A Justiça Restaurativa
De acordo com a minuta do Projeto de Lei, documento que se encontra no gabinete do prefeito de Natal, pronto para ser enviado à Câmara Municipal, entende-se Justiça Restaurativa como um conjunto ordenado e sistêmico de princípios, métodos, técnicas e atividades próprias que visam à conscientização sobre os fatores relacionais, institucionais e sociais motivadores de conflitos e violência e à criação e ao fortalecimento de vínculos de conexão e pertencimento comunitário. São valores da Justiça Restaurativa: a interconexão, o respeito, a empatia, a esperança, a horizontalidade, a participação, a voluntariedade, a pluralidade, a particularidade, o empoderamento, o diálogo, a corresponsabilidade, a informalidade, a confidencialidade, entre outros.
Chefe do Departamento de Educação Infantil da Secretaria de Educação de Natal, Angélica Priscilla falou sobre sua experiência com a metodologia aplicada pela Justiça Restaurativa. “Para mim, é enriquecedora e extremamente prazerosa. Pôde firmar e reafirmar a importância de ouvir, a importância do escutar e, principalmente, de que a vida nos traz no tempo certo para cada coisa. Então, o momento de ouvir, o momento de falar e, assim, se sentir partícipe da sociedade de uma forma coletiva, se respeitando, primeiramente, e respeitando o outro. Muito obrigada pela experiência”.
Com a futura aprovação da lei municipal, os benefícios da implementação da Justiça Restaurativa poderão ser sentidos não apenas nas escolas, mas também nas unidades de saúde, de assistência social e nos demais serviços públicos do Município do Natal, pois não será apenas um projeto, mas uma política pública a ser observada no âmbito municipal.
MP forma primeira turma de facilitadores
Vanessa Alessandra Alves Varela é assistente social, assistente ministerial das promotorias de Justiça da Educação e corresponsável pelo projeto Conselho Escolar Ativo e Restaurativo. Na semana passada, mais precisamente no dia 26 de outubro, ela celebrou um marco: a conclusão do 1º Curso de Formação Continuada de Justiça Restaurativa na Educação.
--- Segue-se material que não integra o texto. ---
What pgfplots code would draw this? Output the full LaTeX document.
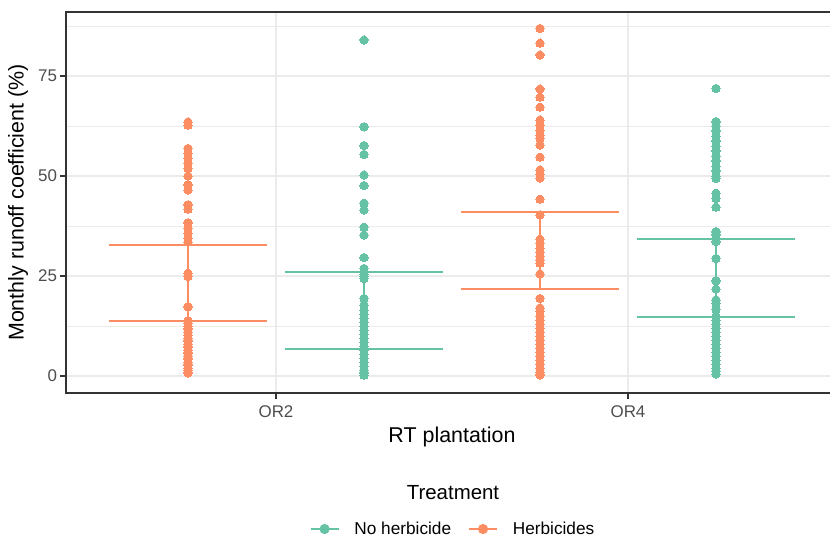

Quatorze servidores das secretarias de Educação de Natal e Parnamirim e do próprio MPRN receberam 100 horas de capacitação e agora estão aptos a lidar com os processos circulares de paz nas escolas. “Tanto na prevenção como na facilitação de solução de conflitos. Estes profissionais executarão as práticas e a políticas de justiça restaurativa no contexto educacional”, comemorou.